The province's demand for electricity has fallen over the past decade, but that could change if federal and provincial governments succeed with their climate-change policies to encourage the use of more electric vehicles, and more electricity to heat buildings.

In a 20-year outlook published last year, the province's Independent Electricity System Operator (IESO) laid out four demand scenarios for 2035, with a huge range from 133 twh to 197 twh; the difference lay in the degree to which consumers make the transition to using electricity in areas such as transportation and the heating of buildings. In 2015, the province consumed 143 twh.

The wide variance in the demand forecast further complicates the province's long-term planning, even as its aging nuclear fleet requires massive rebuilding and, in the case of the Pickering generating station, faces closing over the course of the next decade.

"Electrification of the system is factored into all the planning that we do," said Mr. Thibeault's spokesman, Colin Nekolaichuk. "As the uncertainty diminishes over time, we have to adjust the planning as we go."

Ontario's stated goals with regards to a new Quebec power deal appear somewhat muddled, said Marc Brouillette, an consultant with Strategic Policy Economics in Toronto.

The two provinces signed an agreement last fall that boosted peak-hour trading of electricity, which has increased Quebec imports in the summer and led to some modest Ontario sales to Quebec in winter. In Ontario, peak demand is typically met by natural-gas generators that only fire up when consumption exceeds what nuclear, hydro and renewable sources can produce.

While Mr.
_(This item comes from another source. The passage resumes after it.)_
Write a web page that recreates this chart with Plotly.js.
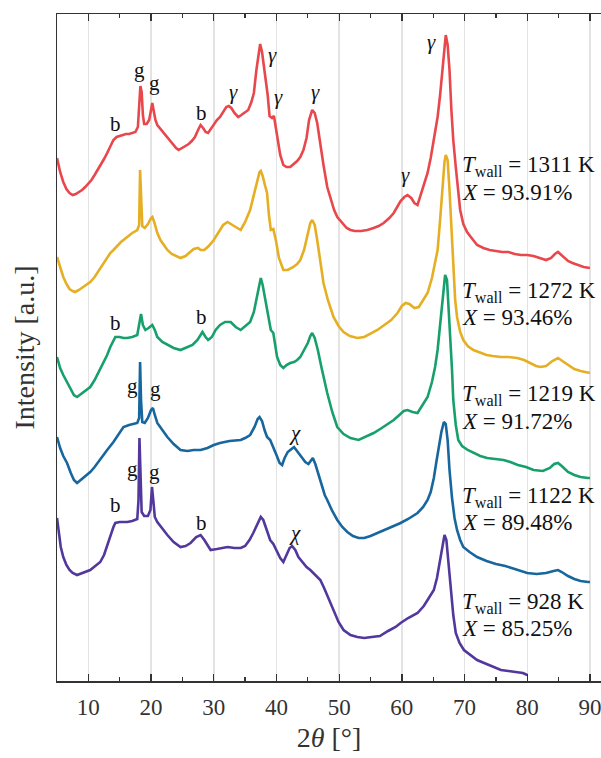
<!DOCTYPE html>
<html>
<head>
<meta charset="utf-8">
<script src="https://cdn.plot.ly/plotly-3.0.1.min.js"></script>
<style>html,body{margin:0;padding:0;background:#fff;}#chart{width:601px;height:758px;}</style>
</head>
<body>
<div id="chart"></div>
<script>
// 2θ positions (degrees) and stacked intensities (a.u., offset as in the figure)
var x1311 = [5,5.5,6,6.5,7,7.5,8,8.5,9,9.5,10,10.5,11,11.5,12,12.5,13,13.5,14,14.5,15,15.5,16,16.5,17,17.5,17.9,18.1,18.3,18.5,18.7,18.9,19.3,19.7,20.0,20.2,20.4,20.7,21,21.5,22,22.5,23,23.5,24,24.4,25,25.5,26,26.5,27,27.5,27.9,28.3,28.7,29.1,29.6,30,30.5,31,31.5,32,32.4,32.8,33.3,33.9,34.4,35,35.5,36,36.4,36.8,37.2,37.4,37.7,38,38.3,38.6,38.9,39.3,39.6,39.9,40.2,40.6,41.1,41.6,42.2,42.8,43.3,43.8,44.3,44.8,45.2,45.7,46.1,46.5,47,47.5,48.1,48.7,49.2,49.7,50.5,51.2,51.8,52.5,53.5,54.5,55.5,56.3,57.1,58,58.7,59.3,59.8,60.4,60.9,61.5,62,62.5,63,63.5,64.1,64.6,65.1,65.7,66.1,66.5,66.8,67,67.3,67.6,67.9,68.2,68.6,69,69.3,69.8,70.4,71,71.4,72,73,74,75,76,77,78,79,80,81,82,83,83.8,84.4,84.9,85.4,86,86.5,87.2,88,89,90];
var y1311 = [523,509,499,492,488,486,487,489,491,494,497,501,506,511,516,522,528,535,541,544,545,546,547,547,548,549,554,576,595,589,566,557,557,561,573,578,571,561,556,552,548,544,540,536,533,531,533,535,537,540,544,551,556,553,549,548,553,557,561,564,569,574,575,573,568,564,566,569,571,579,588,611,631,637,629,616,601,586,565,563,565,553,538,526,516,514,514,517,520,524,531,543,561,571,568,558,536,516,494,481,471,464,458,453,451,450,450,451,453,455,458,463,468,474,480,484,486,483,478,476,486,497,508,523,541,564,586,614,636,646,636,611,571,541,514,486,471,457,449,444,441,436,433,431,430,429,429,427,426,426,425,423,421,423,427,429,426,422,420,418,416,414,413];

var x1272 = [5,5.5,6,6.5,7,7.5,7.9,8.5,9,9.5,10.3,11,11.6,12.4,13,13.5,14,14.6,15.2,16.2,17,17.8,18.1,18.25,18.4,18.6,19,19.5,20,20.2,20.5,21,21.5,22,22.6,23.3,24,24.7,25.5,26.2,26.8,27.5,27.9,28.5,29.2,30,30.8,31.5,32.2,32.8,33.5,34.3,35,35.8,36.4,36.9,37.3,37.5,37.8,38.2,38.5,38.8,39.1,39.5,39.9,40.4,41.1,41.8,42.7,43.3,43.8,44.4,45,45.4,45.7,46.1,46.5,47,47.5,48.2,49.1,49.9,50.7,51.7,52.9,54,55,56.1,57.2,58.3,59.3,60,60.6,61.2,62,62.7,63.4,64.1,64.8,65.3,65.7,66.1,66.5,66.8,67,67.3,67.6,67.9,68.2,68.5,68.8,69.3,69.8,70.5,71.4,72.5,73.5,74.5,75.8,77,78.4,79.5,80.5,81.4,82.1,83,84,84.9,85.6,86.5,87.5,88.5,89.7,90];
var y1272 = [424,413,404,397,392,390,389,391,393,395,399,404,410,418,424,428,431,435,439,444,448,451,456,511,476,455,453,457,463,464,459,448,441,436,431,427,425,423,425,429,432,433,431,431,435,441,449,456,459,457,454,451,459,471,486,501,509,510,505,495,488,466,451,452,441,423,411,411,414,417,421,431,446,458,461,456,441,419,398,381,364,355,349,345,343,344,347,351,356,361,368,375,378,377,373,374,381,388,403,419,431,461,496,519,526,521,491,451,411,381,364,349,341,335,331,328,326,325,324,324,323,321,318,315,314,315,320,323,320,316,312,310,308,308];

var x1219 = [5,5.5,6,6.6,7.2,7.7,8.2,8.8,9.5,10.3,11,11.7,12.4,13,13.5,14,14.3,15,15.6,16.2,17,17.8,18.1,18.4,18.7,19.1,19.6,20.2,20.6,21,21.8,22.6,23.6,24.7,25.6,26.6,27.4,28.2,28.7,29.1,29.7,30.3,31,31.8,32.7,33.5,34.3,35,35.8,36.4,36.9,37.3,37.5,37.8,38.2,38.5,38.8,39.1,39.5,39.8,40.1,40.6,41.1,41.6,42.2,42.8,43.3,43.8,44.4,45,45.4,45.7,46.1,46.6,47.2,47.7,48.1,48.9,49.7,50.7,51.8,53.1,54.2,55.5,56.8,58,58.7,59.6,60.3,60.9,61.7,62.5,63.3,64.1,64.8,65.3,65.7,66.1,66.5,66.9,67.2,67.6,68,68.2,68.6,69,69.6,70.5,71.5,72.5,73.6,75,76.2,77.3,78.5,79.8,81,82.5,83.6,84.3,84.9,85.5,86.5,87.5,88.5,89.7,90];
var y1219 = [324,313,306,299,291,286,284,287,290,294,301,310,318,326,334,341,344,344,343,343,344,346,356,367,356,351,353,356,351,344,339,336,333,331,333,336,341,349,344,341,344,351,356,359,359,354,351,355,359,369,384,399,403,396,381,373,359,351,348,336,324,316,313,316,318,319,321,324,331,338,345,348,343,331,313,299,288,269,254,247,243,241,244,248,253,258,261,266,270,271,269,268,276,284,299,314,331,356,386,406,401,361,311,281,256,241,235,231,228,225,223,222,221,219,216,214,211,210,213,217,218,215,209,206,204,203,203];

var x1122 = [5,5.5,6,6.6,7.2,7.7,8.2,8.8,9.5,10.3,11,12,13,14,14.8,15.6,16.5,17.2,17.8,18.1,18.25,18.4,18.6,19,19.5,20,20.3,20.6,21,21.8,22.6,23.6,24.7,25.8,26.8,27.9,29,30,31,32.5,34.3,35,35.8,36.5,37,37.3,37.7,38.1,38.5,39,39.5,40,40.5,40.9,41.3,41.8,42.2,42.8,43.4,44,44.6,45.1,45.5,45.8,46.2,46.7,47.2,47.7,48.1,48.9,49.7,50.5,51.3,52.2,53.1,54,55,56.1,57.3,58.5,59.8,61,62.5,63.4,64.1,64.6,65.1,65.5,65.9,66.3,66.7,67,67.3,67.6,68,68.4,68.8,69.3,69.8,70.8,72,73.5,75,76.5,78,80,81.5,83,84.2,84.9,85.5,86.5,87.5,88.5,89.7,90];
var y1122 = [244,233,225,218,208,201,198,201,205,209,214,223,231,239,247,254,256,257,258,263,319,281,259,258,263,271,273,266,258,251,244,237,231,230,231,231,233,236,238,240,241,243,246,254,262,264,260,251,244,241,234,226,218,216,223,229,231,234,229,224,219,217,220,223,217,206,195,186,181,170,161,154,149,145,143,143,145,148,151,154,158,162,168,174,181,189,203,219,236,249,259,257,241,211,183,163,151,141,134,129,124,120,117,115,112,108,107,108,110,111,109,105,102,100,99,99];

var x928 = [5,5.3,5.6,6,6.5,7,7.5,8.2,9,9.6,10.3,11.1,11.9,12.5,13,13.5,14,14.3,15,16.2,17,17.8,18.0,18.15,18.3,18.5,18.9,19.5,19.9,20.15,20.35,20.6,21,21.8,22.6,23.6,24.7,25.5,26.3,27.2,27.9,28.5,29.5,30.5,31.4,32.2,33.3,34.3,35,35.7,36.3,37,37.5,37.9,38.4,39,39.5,40,40.6,41.1,41.6,42.1,42.5,43,43.5,44.2,44.8,45.4,46.2,47,47.6,48.3,49.1,49.9,50.7,51.8,52.9,54,55.2,56.5,57.8,59,59.8,61,62.5,63.5,64.3,65.1,65.6,66.1,66.5,66.8,67.1,67.4,67.8,68.2,68.6,69.2,69.9,71,72,73.5,75,75.8,77,78.4,79.3,80];
var y928 = [163,146,134,124,116,111,108,106,108,109,111,115,119,126,136,146,154,158,159,159,160,162,181,243,211,169,165,165,171,194,181,164,159,152,146,139,134,135,138,144,146,141,131,132,133,134,133,133,135,141,148,158,164,161,151,141,137,131,123,119,126,133,135,131,124,118,114,111,106,101,93,83,71,59,51,46,44,43,44,45,50,54,58,63,68,75,83,91,103,121,136,146,141,121,91,66,48,38,31,26,21,17,13,11,10,9,8,6];

var tempLabels = ["1311", "1272", "1219", "1122", "928"];
var convLabels = ["93.91", "93.46", "91.72", "89.48", "85.25"];
var xTicks = [10, 20, 30, 40, 50, 60, 70, 80, 90];
var xMinorTicks = [15, 25, 35, 45, 55, 65, 75, 85];

var seriesX = [x928, x1122, x1219, x1272, x1311];
var seriesY = [y928, y1122, y1219, y1272, y1311];
var colors = ["#52389C", "#17669E", "#17A06B", "#E6AF23", "#E8474C"];
var names = ["928 K", "1122 K", "1219 K", "1272 K", "1311 K"];

var traces = seriesX.map(function (xs, i) {
  return {
    x: xs, y: seriesY[i], type: "scatter", mode: "lines", name: names[i],
    line: {color: colors[i], width: 2.6}, showlegend: false, hoverinfo: "skip"
  };
});

var F = "Liberation Serif";
var ann = [];
function lab(t, x, y, size) {
  ann.push({text: t, x: x, y: y, xref: "x", yref: "y", showarrow: false,
    font: {family: F, size: size || 21, color: "#111"}, xanchor: "center", yanchor: "middle"});
}
// phase markers
lab("b", 14.3, 557); lab("g", 18.1, 611); lab("g", 20.6, 598); lab("b", 28.0, 568);
lab("<i>γ</i>", 33.1, 589); lab("<i>γ</i>", 39.4, 626); lab("<i>γ</i>", 40.4, 584);
lab("<i>γ</i>", 46.2, 589); lab("<i>γ</i>", 60.6, 506); lab("<i>γ</i>", 64.7, 639);
lab("b", 14.3, 358); lab("b", 28.0, 364);
lab("g", 17.0, 295); lab("g", 20.7, 292); lab("<i>χ</i>", 42.9, 248);
lab("b", 14.3, 176); lab("g", 17.0, 212); lab("g", 20.6, 209); lab("b", 28.0, 158); lab("<i>χ</i>", 43.0, 148);

// conditions text
var tY = [515, 389, 286, 184, 78];
var xY = [489, 364, 260, 159, 53];
tempLabels.forEach(function (t, k) {
  ann.push({text: "<i>T</i><sub>wall</sub> = " + t + " K", x: 69.5, y: tY[k], xref: "x", yref: "y",
    showarrow: false, xanchor: "left", yanchor: "middle", borderpad: 0, font: {family: F, size: 23, color: "#111"}});
  ann.push({text: "<i>X</i> = " + convLabels[k] + "%", x: 69.5, y: xY[k], xref: "x", yref: "y",
    showarrow: false, xanchor: "left", yanchor: "middle", borderpad: 0, font: {family: F, size: 23, color: "#111"}});
});

var layout = {
  width: 601, height: 758,
  margin: {l: 57, r: 0, t: 14, b: 77},
  paper_bgcolor: "#fff", plot_bgcolor: "#fff",
  font: {family: F, color: "#222"},
  xaxis: {
    range: [5, 91.76], tickvals: xTicks, ticks: "inside", ticklen: 7, tickwidth: 1.3, tickcolor: "#333",
    showline: true, linecolor: "#333", linewidth: 1.5, mirror: "ticks",
    showgrid: true, gridcolor: "#e3e3e3", gridwidth: 1.5, zeroline: false,
    tickfont: {family: F, size: 23, color: "#333"}, ticklabelstandoff: 5, ticklabeloverflow: "allow",
    minor: {tickvals: xMinorTicks, ticks: "inside", ticklen: 4, tickwidth: 1.3, tickcolor: "#333", showgrid: false},
    title: {text: "2<i>θ</i> [°]", font: {family: F, size: 28, color: "#333"}, standoff: 8}
  },
  yaxis: {
    range: [0, 667], showticklabels: false, ticks: "", showgrid: false, zeroline: false,
    showline: true, linecolor: "#333", linewidth: 1.5, mirror: false,
    title: {text: "Intensity [a.u.]", font: {family: F, size: 28, color: "#333"}, standoff: 12}
  },
  annotations: ann
};

Plotly.newPlot("chart", traces, layout, {displayModeBar: false, staticPlot: true});
</script>
</body>
</html>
Thibeault said any new deal should target natural gas, Mr. Brouillette said Hydro-Québec is competing well in that market, given the limitations of the transmission system. Rising carbon prices will strengthen Hydro-Québec's competitive position against gas.

Indeed, the proposal put forward this summer by the Quebec utility aimed at displacing existing low-GHG sources such as the Pickering nuclear plant or wind and solar generation.
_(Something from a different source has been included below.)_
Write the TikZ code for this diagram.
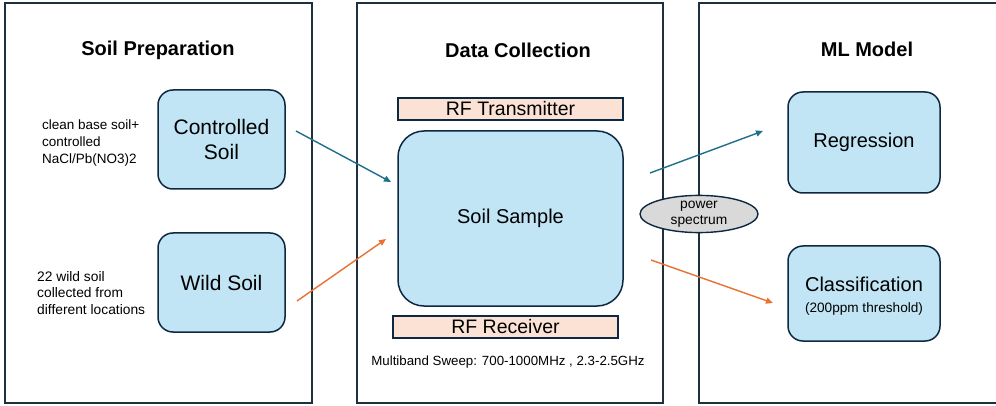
\documentclass[tikz,border=0pt]{standalone}
\usepackage{fontspec}
\setmainfont{Liberation Sans}
\usetikzlibrary{shapes.geometric,arrows.meta}
\definecolor{navy}{HTML}{0E2841}
\definecolor{panelline}{HTML}{1E3040}
\definecolor{boxfill}{HTML}{C1E5F5}
\definecolor{peach}{HTML}{FBE2D5}
\definecolor{bluearr}{HTML}{1F6E8C}
\definecolor{orangearr}{HTML}{E97132}
\definecolor{ellfill}{HTML}{D9D9D9}
\tikzset{
  panel/.style={draw=panelline, line width=1.6pt, fill=white, inner sep=0pt},
  paneltitle/.style={font=\bfseries\fontsize{20}{23}\selectfont, inner sep=0pt},
  softbox/.style={draw=navy, line width=1.5pt, fill=boxfill, rounded corners=15pt, inner sep=0pt, align=center, font=\fontsize{20}{25}\selectfont},
  rfbar/.style={draw=navy, line width=1.3pt, fill=peach, inner sep=0pt, font=\fontsize{19.5}{22}\selectfont},
  note/.style={align=left, inner sep=0pt, font=\fontsize{13.5}{16.8}\selectfont},
  conn/.style={line width=1.4pt, -{Triangle[length=7pt,width=6pt]}},
}
\begin{document}
\begin{tikzpicture}[x=1pt,y=-1pt]
\useasboundingbox (0,0) rectangle (996,406);
\clip (0,0) rectangle (996,406);
\fill[white] (0,0) rectangle (996,406);
% panels
\node[panel, minimum width=307pt, minimum height=400pt] (p1) at (158.5,203) {};
\node[panel, minimum width=306pt, minimum height=400pt] (p2) at (510,203) {};
\node[panel, minimum width=320pt, minimum height=400pt] (p3) at (859,203) {};
% titles
\node[paneltitle] (t1) at (158,50) {Soil Preparation};
\node[paneltitle] (t2) at (518,50) {Data Collection};
\node[paneltitle] (t3) at (867,49) {ML Model};
% soil preparation
\node[softbox, minimum width=127pt, minimum height=99pt, font=\fontsize{21}{25}\selectfont] (ctrl) at (221.5,139.5) {Controlled\\Soil};
\node[softbox, minimum width=127pt, minimum height=99pt, font=\fontsize{21}{25}\selectfont] (wild) at (221.5,282.5) {Wild Soil};
\node[note, anchor=west] (n1) at (42,143) {clean base soil+\\controlled\\NaCl/Pb(NO3)2};
\node[note, anchor=west, font=\fontsize{13.8}{16.8}\selectfont] (n2) at (37,293) {22 wild soil\\collected from\\different locations};
% data collection
\node[rfbar, minimum width=225pt, minimum height=22pt] (tx) at (510.5,109) {RF Transmitter};
\node[softbox, rounded corners=26pt, minimum width=225pt, minimum height=175pt] (sample) at (510.5,218.5) {Soil Sample};
\node[rfbar, minimum width=225pt, minimum height=22pt] (rx) at (505.5,327) {RF Receiver};
\node[note, font=\fontsize{13.3}{15}\selectfont] (sweep) at (508,362) {Multiband Sweep: 700-1000MHz , 2.3-2.5GHz};
% power spectrum
\node[ellipse, draw=navy, line width=1.4pt, fill=ellfill, minimum width=118pt, minimum height=36pt, inner sep=0pt, align=center, font=\fontsize{13.8}{16}\selectfont] (ps) at (699,214) {power\\spectrum};
% ML model
\node[softbox, minimum width=152pt, minimum height=101pt] (reg) at (864,142.5) {Regression};
\node[softbox, minimum width=152pt, minimum height=95pt] (cls) at (864,293.5) {\\[-6pt]Classification\\[-4pt]{\fontsize{13.6}{15}\selectfont(200ppm threshold)}};
% connector coordinates
\coordinate (a1s) at (296,131);
\coordinate (a1e) at (391,182);
\coordinate (a2s) at (297,301);
\coordinate (a2e) at (386,239);
\coordinate (a3s) at (650,173);
\coordinate (a3e) at (763,131);
\coordinate (a4s) at (651,260);
\coordinate (a4e) at (773,303);
\draw[conn, bluearr] (a1s) -- (a1e);
\draw[conn, orangearr] (a2s) -- (a2e);
\draw[conn, bluearr] (a3s) -- (a3e);
\draw[conn, orangearr] (a4s) -- (a4e);
\end{tikzpicture}
\end{document}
Without major expansions of transmission and of Quebec's generation capacity, Ontario has to either count on its neighbour for peak-load power or to meet baseload needs, but it can't do both, Mr. Brouillette said.

Hydro-Québec is currently facing a tight supply situation in winter months, especially when temperatures drop sharply for an extended period of time. However, the provincially owned utility plans to add another 640 megawatts of capacity by 2020 with the last two phases of its Romaine project, plus another 500 megawatts by 2025 by increasing capacity at existing facilities.